Digital publishers are looking for all kinds of alternatives to the traditional banner ad. They've typically looked at new ways of fusing editorial and advertising -- sponsored articles, branded videos, etc. -- but Mashable has come up with a way to add e-commerce to the mix.
On Cyber Monday Mashable will open Mashable Shop on its site. And in a native advertising spin on e-commerce, the new e-commerce section of Mashable.com will be sponsored by Visa and incorporate the company's Visa Checkout payment service.
Mashable Shop will be in business through 2016 and feature products from some brands that Visa considers partners as well as a few tech products from crowdfunding site Kickstarter. It will also feature Mashable-branded clothes and accessories created by Mashable's creative arm, Collective, which also runs its Snapchat Discover channel, in an effort to promote Mashable's own brand. In addition to the revenue from Visa's sponsorship, Mashable will only be making money from sales of its own goods, which will include Mashable-branded hoodies, sunglasses and a hacky sack. Revenue from Visa partners' products and the Kickstarter products will go entirely to their respective creators, according to Mashable CMO Stacy Martinet.
"For us this is more of a brand play than a revenue play," Ms. Martinet said. She added, "We are not looking at this as an e-commerce play."

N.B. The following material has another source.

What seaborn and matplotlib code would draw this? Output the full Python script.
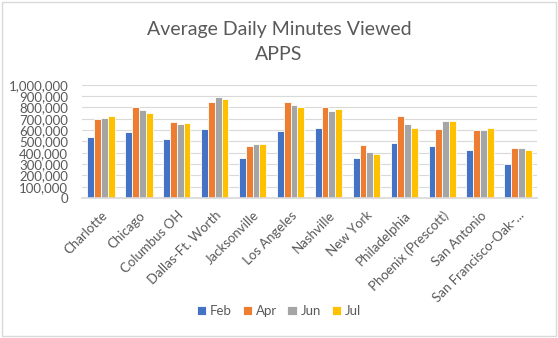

However, it is an advertising play. Visa already runs ads on Mashable, including a sponsored content series to promote its PayPal-like digital payment service Visa Checkout. But interspersing interviews with NFL stars with clips of Visa Checkout isn't the same as actually getting people to use the service that lets people buy products online without having to fill out a bunch of forms each time they do. That's where Mashable Shop comes in.
As part of the sponsorship deal, people buying products through Mashable Shop will only be able to make the purchases using Visa Checkout, which can connect to a person's MasterCard, American Express or Discover credit or debit card. That way Visa can offer something new to the 8.5 million people who already use Visa Checkout as well as attract more of those people, whose characteristics -- tech-savvy, millennial early adopters -- overlap with Mashable's audience, according to Sam Shrauger, Visa senior VP-digital solutions.
"It's an evolution of the marketing, advertising and commerce capabilities coming together. That's exciting because I think it's a good leading indicator of what you'll see a lot of folks in the space do," said Mr. Shrauger, who wasn't sure how much Visa is spending on the campaign. A Mashable spokesman declined to comment on the amount of money changing hands.